British economist Paul Elkins writes of consumerism: "The possession and use of an increasing number and variety of goods and services is the principle aspiration and the surest personal route to personal happiness, social status, and national success." The chief means of spurring the public to buy more is marketing. From an early age, the average "consumer" hears hundreds of ads every day. In addition to direct advertising, product placement (intentionally showing products in television programs or movies so they are linked with characters) is a growing trend. In "word of mouth" marketing, people who are acting as unpaid "brand agents" push products on unsuspecting friends or acquaintances. U.S. businesses spent $1.5 billion on this kind of marketing in 2008 and the figure is expected to grow to $1.9 billion by 2010.

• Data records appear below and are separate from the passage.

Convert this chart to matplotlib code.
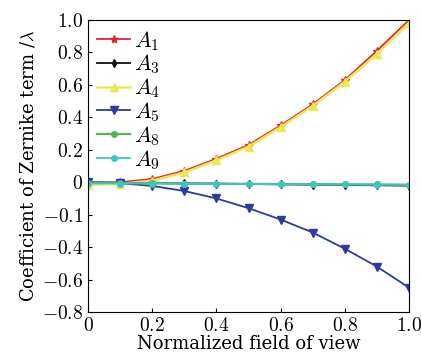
import matplotlib
matplotlib.use("Agg")
import matplotlib.pyplot as plt

plt.rcParams['font.family'] = ['DejaVu Serif']
plt.rcParams['mathtext.fontset'] = 'cm'
plt.rcParams['axes.unicode_minus'] = False

x = [0, 0.1, 0.2, 0.3, 0.4, 0.5, 0.6, 0.7, 0.8, 0.9, 1.0]
a1 = [-0.005, 0.0, 0.02, 0.07, 0.145, 0.23, 0.35, 0.48, 0.63, 0.81, 1.0]
a3 = [0.0, -0.003, -0.005, -0.007, -0.009, -0.011, -0.013, -0.015, -0.017, -0.019, -0.021]
a4 = [-0.015, -0.01, 0.01, 0.06, 0.135, 0.22, 0.34, 0.47, 0.62, 0.79, 0.98]
a5 = [0.0, -0.006, -0.023, -0.054, -0.1, -0.16, -0.23, -0.31, -0.41, -0.52, -0.65]
a8 = [-0.002, -0.004, -0.006, -0.008, -0.009, -0.01, -0.011, -0.012, -0.013, -0.014, -0.016]
a9 = [-0.008, -0.008, -0.008, -0.009, -0.01, -0.011, -0.012, -0.013, -0.014, -0.015, -0.016]

yticks = [-0.8, -0.6, -0.4, -0.2, 0, 0.2, 0.4, 0.6, 0.8, 1.0]
ytick_labels = ['$-0.8$', '$-0.6$', '$-0.4$', '$-0.1$', '$0$', '$0.2$', '$0.4$', '$0.6$', '$0.8$', '$1.0$']
xticks = [0, 0.2, 0.4, 0.6, 0.8, 1.0]
xtick_labels = ['$0$', '$0.2$', '$0.4$', '$0.6$', '$0.8$', '$1.0$']

fig = plt.figure(figsize=(4.22, 3.56), dpi=100)
ax = fig.add_axes([88 / 422, 44 / 356, 321 / 422, 292 / 356])

ax.plot(x, a1, color='#e0282e', marker='*', ms=6, lw=1.3, label='$A_1$')
ax.plot(x, a3, color='#111111', marker='d', ms=4, lw=1.3, label='$A_3$')
ax.plot(x, a4, color='#eaea50', marker='^', ms=6, lw=1.8, label='$A_4$')
ax.plot(x, a5, color='#2a3c9e', marker='v', ms=6, lw=1.3, label='$A_5$')
ax.plot(x, a8, color='#55b455', marker='o', ms=4, lw=1.6, label='$A_8$')
ax.plot(x, a9, color='#3fc4c4', marker='o', ms=4, lw=1.3, label='$A_9$')

ax.set_xlim(0, 1.0)
ax.set_ylim(-0.8, 1.0)
ax.set_xticks(xticks)
ax.set_xticklabels(xtick_labels)
ax.set_yticks(yticks)
ax.set_yticklabels(ytick_labels)
ax.tick_params(direction='in', labelsize=14, length=3)
ax.set_xlabel('Normalized field of view', fontsize=13, labelpad=0)
ax.set_ylabel('Coefficient of Zernike term /$\\lambda$', fontsize=13, labelpad=3)

ax.legend(loc='upper left', frameon=False, fontsize=16, handlelength=1.5,
          handletextpad=0.15, labelspacing=0.0, borderaxespad=0.1,
          borderpad=0.3)

fig.savefig('out.png', dpi=100)
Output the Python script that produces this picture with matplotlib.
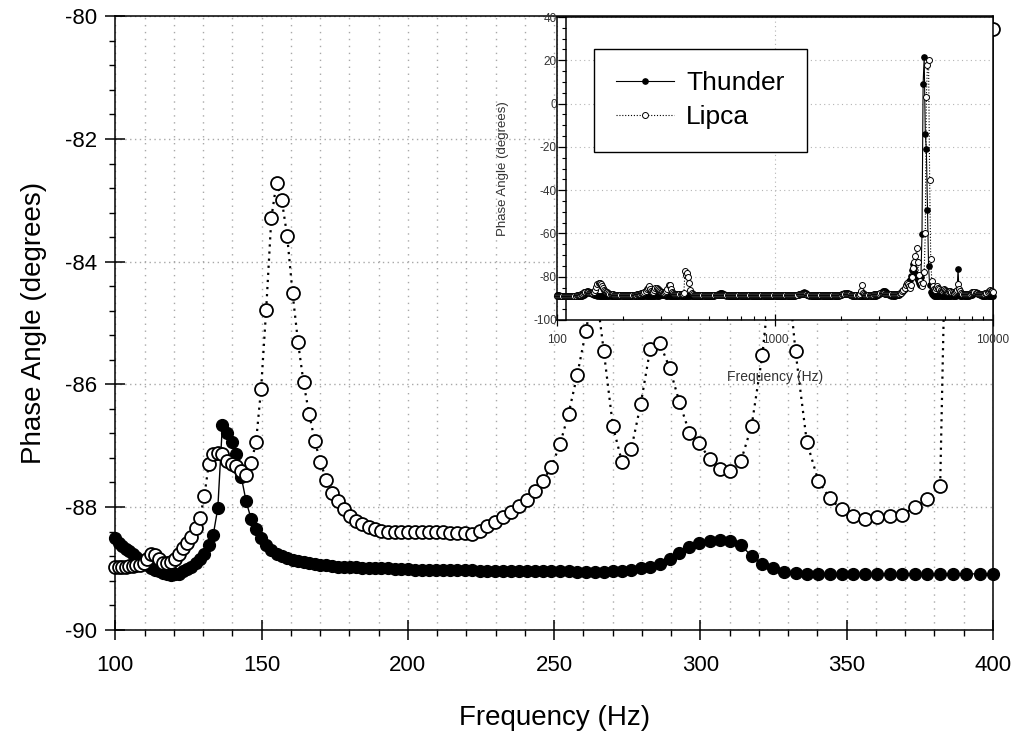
import matplotlib.pyplot as plt
import numpy as np
from matplotlib.ticker import MultipleLocator, FixedLocator, FuncFormatter
from matplotlib.transforms import Bbox, TransformedBbox

plt.rcParams['font.family'] = ['Liberation Sans', 'DejaVu Sans']
plt.rcParams['axes.unicode_minus'] = False

# swept-sine frequencies (Hz), log spaced: main plot is the 100-400 Hz part,
# the inset shows the same sweep continued up to 10 kHz
freq_main = np.geomspace(100, 400, 121)
freq_high = np.geomspace(400, 10000, 280)[1:]

# phase angle (degrees), 100-400 Hz
thunder_main = [
    -88.51, -88.58, -88.63, -88.68, -88.72, -88.77, -88.82, -88.86, -88.90, -88.95,
    -88.99, -89.03, -89.05, -89.08, -89.10, -89.11, -89.10, -89.09, -89.05, -89.01,
    -88.97, -88.92, -88.84, -88.76, -88.62, -88.45, -88.02, -86.66, -86.79, -86.94,
    -87.14, -87.51, -87.91, -88.19, -88.36, -88.51, -88.62, -88.70, -88.76, -88.80,
    -88.83, -88.86, -88.88, -88.90, -88.92, -88.93, -88.94, -88.95, -88.96, -88.97,
    -88.97, -88.98, -88.98, -88.99, -88.99, -89.00, -89.00, -89.00, -89.01, -89.01,
    -89.01, -89.02, -89.02, -89.02, -89.02, -89.03, -89.03, -89.03, -89.03, -89.03,
    -89.04, -89.04, -89.04, -89.04, -89.04, -89.04, -89.05, -89.05, -89.05, -89.05,
    -89.05, -89.05, -89.06, -89.06, -89.06, -89.06, -89.05, -89.04, -89.02, -89.00,
    -88.97, -88.93, -88.85, -88.75, -88.65, -88.59, -88.56, -88.54, -88.55, -88.62,
    -88.80, -88.93, -89.00, -89.06, -89.08, -89.09, -89.09, -89.09, -89.09, -89.09,
    -89.09, -89.09, -89.09, -89.09, -89.09, -89.09, -89.09, -89.09, -89.09, -89.09,
    -89.09,
]
lipca_main = [
    -88.97, -88.97, -88.97, -88.97, -88.96, -88.96, -88.95, -88.94, -88.92, -88.85,
    -88.77, -88.78, -88.85, -88.91, -88.92, -88.90, -88.84, -88.76, -88.67, -88.59,
    -88.49, -88.35, -88.18, -87.82, -87.30, -87.14, -87.12, -87.14, -87.25, -87.30,
    -87.33, -87.41, -87.48, -87.29, -86.94, -86.07, -84.78, -83.29, -82.71, -83.00,
    -83.58, -84.51, -85.31, -85.97, -86.48, -86.92, -87.27, -87.56, -87.77, -87.91,
    -88.04, -88.15, -88.23, -88.28, -88.33, -88.36, -88.39, -88.40, -88.41, -88.41,
    -88.41, -88.41, -88.41, -88.41, -88.41, -88.41, -88.42, -88.42, -88.43, -88.44,
    -88.39, -88.31, -88.24, -88.16, -88.08, -87.99, -87.88, -87.74, -87.57, -87.34,
    -86.98, -86.48, -85.85, -85.13, -84.30, -85.46, -86.68, -87.27, -87.05, -86.32,
    -85.42, -85.33, -85.73, -86.29, -86.79, -86.96, -87.22, -87.38, -87.41, -87.25,
    -86.68, -85.52, -83.80, -83.60, -85.46, -86.94, -87.57, -87.86, -88.04, -88.14,
    -88.19, -88.16, -88.15, -88.13, -88.00, -87.87, -87.66, -77.50, -79.00, -78.30,
    -80.20,
]

# phase angle (degrees), 400 Hz - 10 kHz (inset only)
thunder_high = [
    -89.09, -89.09, -89.08, -89.08, -89.08, -89.07, -89.07, -89.06, -89.06, -89.05,
    -89.05, -89.04, -89.04, -89.03, -89.02, -89.01, -89.00, -88.98, -88.96, -88.94,
    -88.92, -88.90, -88.85, -88.78, -88.65, -88.45, -88.20, -87.95, -87.75, -87.65,
    -87.70, -87.90, -88.20, -88.50, -88.75, -88.90, -88.97, -89.00, -89.00, -89.00,
    -89.00, -89.00, -88.99, -88.99, -88.99, -88.98, -88.98, -88.98, -88.98, -88.97,
    -88.97, -88.97, -88.97, -88.96, -88.96, -88.96, -88.96, -88.95, -88.95, -88.95,
    -88.95, -88.94, -88.94, -88.94, -88.94, -88.93, -88.93, -88.93, -88.93, -88.92,
    -88.92, -88.92, -88.92, -88.91, -88.91, -88.91, -88.90, -88.90, -88.90, -88.90,
    -88.90, -88.89, -88.89, -88.89, -88.89, -88.88, -88.88, -88.88, -88.88, -88.87,
    -88.87, -88.86, -88.85, -88.84, -88.82, -88.80, -88.77, -88.72, -88.65, -88.55,
    -88.40, -88.20, -87.95, -87.65, -87.40, -87.25, -87.35, -87.70, -88.15, -88.50,
    -88.70, -88.80, -88.85, -88.87, -88.88, -88.88, -88.88, -88.88, -88.87, -88.87,
    -88.87, -88.87, -88.86, -88.86, -88.86, -88.86, -88.85, -88.85, -88.85, -88.85,
    -88.84, -88.84, -88.84, -88.83, -88.82, -88.80, -88.77, -88.72, -88.62, -88.45,
    -88.20, -87.90, -87.65, -87.50, -87.50, -87.65, -87.95, -88.30, -88.55, -88.70,
    -88.78, -88.82, -88.84, -88.85, -88.85, -88.85, -88.84, -88.84, -88.84, -88.83,
    -88.83, -88.83, -88.82, -88.82, -88.82, -88.81, -88.81, -88.80, -88.79, -88.77,
    -88.74, -88.68, -88.55, -88.30, -87.95, -87.50, -87.00, -86.65, -86.50, -86.60,
    -87.00, -87.55, -88.05, -88.40, -88.60, -88.70, -88.72, -88.72, -88.70, -88.66,
    -88.60, -88.50, -88.35, -88.10, -87.75, -87.20, -86.50, -85.70, -84.80, -83.80,
    -82.90, -82.00, -81.40, -79.50, -77.00, -74.00, -76.00, -78.30, -80.50, -81.50,
    -83.00, -84.00, -80.00, -60.40, 9.00, 21.50, -13.90, -21.20, -49.20, -75.20,
    -84.00, -87.00, -88.00, -88.50, -88.70, -88.80, -88.85, -88.85, -88.85, -88.85,
    -88.85, -88.84, -88.84, -88.84, -88.83, -88.83, -88.83, -88.82, -88.82, -88.82,
    -88.82, -88.81, -88.81, -88.80, -88.78, -88.60, -76.30, -88.50, -88.75, -88.80,
    -88.80, -88.80, -88.79, -88.79, -88.78, -88.76, -88.72, -88.65, -88.50, -88.25,
    -87.90, -87.50, -87.20, -87.30, -87.70, -88.15, -88.50, -88.65, -88.72, -88.75,
    -88.76, -88.77, -88.77, -88.77, -88.76, -88.76, -88.75, -88.75, -88.74,
]
lipca_high = [
    -82.90, -86.00, -87.40, -88.00, -88.25, -88.38, -88.45, -88.50, -88.52, -88.53,
    -88.54, -88.55, -88.55, -88.55, -88.55, -88.55, -88.55, -88.54, -88.54, -88.54,
    -88.53, -88.52, -88.50, -88.47, -88.43, -88.40, -88.38, -88.37, -88.38, -88.40,
    -88.43, -88.46, -88.49, -88.51, -88.52, -88.53, -88.53, -88.53, -88.53, -88.53,
    -88.53, -88.53, -88.53, -88.52, -88.52, -88.52, -88.52, -88.52, -88.51, -88.51,
    -88.51, -88.51, -88.51, -88.50, -88.50, -88.50, -88.50, -88.50, -88.49, -88.49,
    -88.49, -88.49, -88.48, -88.48, -88.48, -88.48, -88.47, -88.47, -88.47, -88.46,
    -88.46, -88.46, -88.45, -88.45, -88.45, -88.44, -88.44, -88.44, -88.43, -88.43,
    -88.43, -88.42, -88.42, -88.42, -88.41, -88.41, -88.40, -88.40, -88.40, -88.39,
    -88.39, -88.38, -88.38, -88.37, -88.36, -88.35, -88.33, -88.30, -88.27, -88.24,
    -88.20, -88.15, -88.10, -88.05, -88.02, -88.03, -88.08, -88.15, -88.22, -88.28,
    -88.32, -88.35, -88.36, -88.37, -88.37, -88.37, -88.36, -88.36, -88.36, -88.35,
    -88.35, -88.35, -88.34, -88.34, -88.34, -88.33, -88.33, -88.33, -88.32, -88.32,
    -88.32, -88.31, -88.31, -88.30, -88.30, -88.29, -88.28, -88.27, -88.25, -88.22,
    -88.18, -88.12, -88.05, -88.00, -88.00, -88.05, -88.12, -88.18, -88.22, -88.25,
    -88.27, -88.28, -88.28, -88.28, -88.27, -88.25, -88.10, -86.50, -83.70, -87.50,
    -88.10, -88.22, -88.25, -88.25, -88.25, -88.24, -88.24, -88.23, -88.22, -88.20,
    -88.17, -88.12, -88.05, -87.95, -87.85, -87.75, -87.70, -87.70, -87.75, -87.85,
    -87.95, -88.05, -88.12, -88.15, -88.15, -88.14, -88.12, -88.10, -88.07, -88.03,
    -87.98, -87.90, -87.78, -87.60, -87.30, -86.80, -86.00, -85.00, -83.60, -82.90,
    -83.50, -84.50, -85.00, -84.00, -80.00, -76.00, -73.00, -70.50, -66.80, -73.00,
    -79.00, -82.00, -83.50, -84.50, -83.00, -78.00, -59.80, 3.20, 18.00, 20.30,
    -35.10, -72.00, -82.20, -84.50, -85.50, -86.00, -85.00, -84.50, -85.00, -85.50,
    -86.00, -86.50, -86.00, -85.50, -86.00, -86.50, -87.00, -87.00, -86.50, -86.80,
    -87.00, -87.20, -87.30, -87.20, -86.80, -86.00, -83.40, -85.50, -86.80, -87.50,
    -87.80, -88.00, -88.10, -88.15, -88.15, -88.10, -88.00, -87.80, -87.50, -87.20,
    -87.00, -87.10, -87.40, -87.70, -87.90, -88.00, -88.05, -88.05, -88.00, -87.95,
    -87.85, -87.70, -87.40, -87.00, -86.50, -86.00, -86.40, -86.80, -87.00,
]

x_ticks = [100, 150, 200, 250, 300, 350, 400]
y_ticks = [-90, -88, -86, -84, -82, -80]
inset_x_ticks = [100, 1000, 10000]
inset_y_ticks = [-100, -80, -60, -40, -20, 0, 20, 40]

W, H = 1017, 738


def px_box(left, top, right, bottom):
    return [left / W, 1 - bottom / H, (right - left) / W, (bottom - top) / H]


fig = plt.figure(figsize=(W / 100, H / 100), dpi=100)

# ---- main plot ----
ax = fig.add_axes(px_box(115.3, 16.3, 993, 629.7))
ax.set_xlim(100, 400)
ax.set_ylim(-90, -80)

# markers may spill past the side/bottom spines, but not above the top
clip = TransformedBbox(Bbox([[-0.012, -0.02], [1.012, 1.0]]), ax.transAxes)

l1, = ax.plot(freq_main, thunder_main, '-', color='black', lw=1.0,
              marker='o', ms=8.5, mfc='black', mec='black', zorder=3)
l2, = ax.plot(freq_main, lipca_main, linestyle=(0, (1, 2.2)), color='black', lw=1.6,
              marker='o', ms=9.3, mfc='white', mec='black', mew=1.3, zorder=4)
for ln in (l1, l2):
    ln.set_clip_box(clip)

ax.xaxis.set_major_locator(FixedLocator(x_ticks))
ax.xaxis.set_minor_locator(MultipleLocator(10))
ax.yaxis.set_major_locator(FixedLocator(y_ticks))
ax.yaxis.set_minor_locator(MultipleLocator(0.4))

ax.set_axisbelow(True)
ax.grid(which='both', axis='x', color='#a8a8a8', linestyle=(0, (1, 4)), lw=1.0)
ax.grid(which='major', axis='y', color='#a8a8a8', linestyle=(0, (1, 2.5)), lw=1.0)

ax.tick_params(axis='x', which='major', direction='inout', length=14, width=1.1,
               labelsize=16, pad=11)
ax.tick_params(axis='x', which='minor', direction='out', length=4, width=1.0)
ax.tick_params(axis='y', which='major', direction='inout', length=14, width=1.1,
               labelsize=16, pad=6)
ax.tick_params(axis='y', which='minor', direction='out', length=4, width=1.0)
for s in ax.spines.values():
    s.set_linewidth(1.1)

ax.set_xlabel('Frequency (Hz)', fontsize=20)
ax.set_ylabel('Phase Angle (degrees)', fontsize=20)
ax.xaxis.set_label_coords(0.5, -0.122)
ax.yaxis.set_label_coords(-0.078, 0.5)

# ---- inset: full sweep on log axis ----
axin = fig.add_axes(px_box(557, 17, 993, 320))
axin.set_facecolor('white')
axin.set_xscale('log')
axin.set_xlim(100, 10000)
axin.set_ylim(-100, 40)

freq_all = np.concatenate([freq_main, freq_high])
thunder_all = thunder_main + thunder_high
lipca_all = lipca_main + lipca_high

axin.plot(freq_all, thunder_all, '-', color='black', lw=0.8, marker='o', ms=3.8,
          mfc='black', mec='black', label='Thunder', clip_on=False, zorder=3)
axin.plot(freq_all, lipca_all, linestyle=(0, (1, 1.6)), color='black', lw=0.8,
          marker='o', ms=4.3, mfc='white', mec='black', mew=0.7, label='Lipca',
          clip_on=False, zorder=4)

axin.xaxis.set_major_locator(FixedLocator(inset_x_ticks))
axin.xaxis.set_major_formatter(FuncFormatter(lambda v, p: f'{v:g}'))
axin.yaxis.set_major_locator(FixedLocator(inset_y_ticks))
axin.yaxis.set_minor_locator(MultipleLocator(5))

axin.set_axisbelow(True)
axin.grid(which='major', color='#b4b4b4', linestyle=(0, (1, 3)), lw=0.8)

axin.spines['left'].set_position(('axes', 9 / 436))
axin.plot([0, 0], [0, 1], transform=axin.transAxes, color='black', lw=1.1,
          clip_on=False)
for s in axin.spines.values():
    s.set_linewidth(1.1)

axin.tick_params(axis='both', labelsize=8.5, labelcolor='#333333')
axin.tick_params(axis='y', which='major', direction='out', length=6, width=0.9, pad=0.5)
axin.tick_params(axis='y', which='minor', direction='out', length=3, width=0.8)
axin.tick_params(axis='x', which='major', direction='inout', length=8, width=0.9, pad=6)
axin.tick_params(axis='x', which='minor', direction='in', length=3, width=0.8)

axin.set_xlabel('Frequency (Hz)', fontsize=10, color='#333333')
axin.set_ylabel('Phase Angle (degrees)', fontsize=9.5, color='#333333')
axin.xaxis.set_label_coords(0.5, -0.165)
axin.yaxis.set_label_coords(-0.11, 0.5)

leg = axin.legend(loc='upper left', bbox_to_anchor=(594 / W, 1 - 49 / H),
                  bbox_transform=fig.transFigure, fontsize=19, frameon=True,
                  fancybox=False, edgecolor='black', framealpha=1,
                  borderaxespad=0, borderpad=0.85, handlelength=2.2,
                  handletextpad=0.45, labelspacing=0.38)
leg.get_frame().set_linewidth(1.0)

fig.savefig('out.png', dpi=100)
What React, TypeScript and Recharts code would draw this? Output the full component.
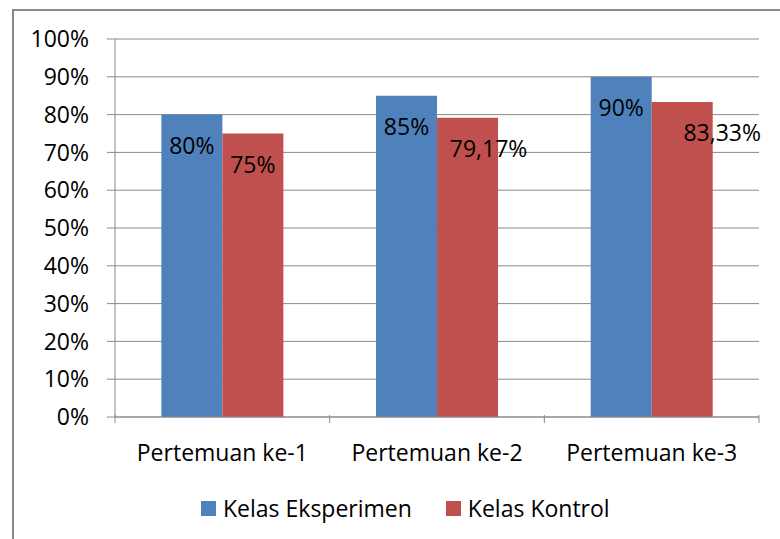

Steve Jones (David Duchovny) and his wife Kate (Demi Moore) move into an upscale gated community with their daughter Jenn (Amber Heard) and son Mick (Ben Hollingsworth). They are a very attractive family who seem to have an almost magical ability to be up on the latest product, whether it is a big screen TV, perfume, sneakers, or sports car. Their next-door neighbors, Larry (Gary Cole) and Summer (Glenne Headly) swoon after the perfection of their home, possessions, and clothes. At high school, Jenn and Mick have the same effect on their peers dazzling them with products they recommend.
Soon the whole neighborhood is comparing and contrasting themselves with this thriving new family on the block. Sadly, Larry and Summer go overboard in trying to keep up with the Joneses, plunging into debt and financial catastrophe. Unbeknownst to their fans, the popular outsiders square off with problems of their own that have nothing to do with possessions.
The plot gimmick which we have tried very hard not to reveal works for a while and is very clever and feasible demonstrating how far corporations are willing to go to trick people into purchasing more than they need or even desire. But the predictable melodrama that overtakes the drama near the end is not very credible. Nonetheless, we're willing to overlook this flaw and to support writer and director Derrick Borte's critique of consumerism and all the bogus virtues that are connected with it.
Special features include deleted scenes.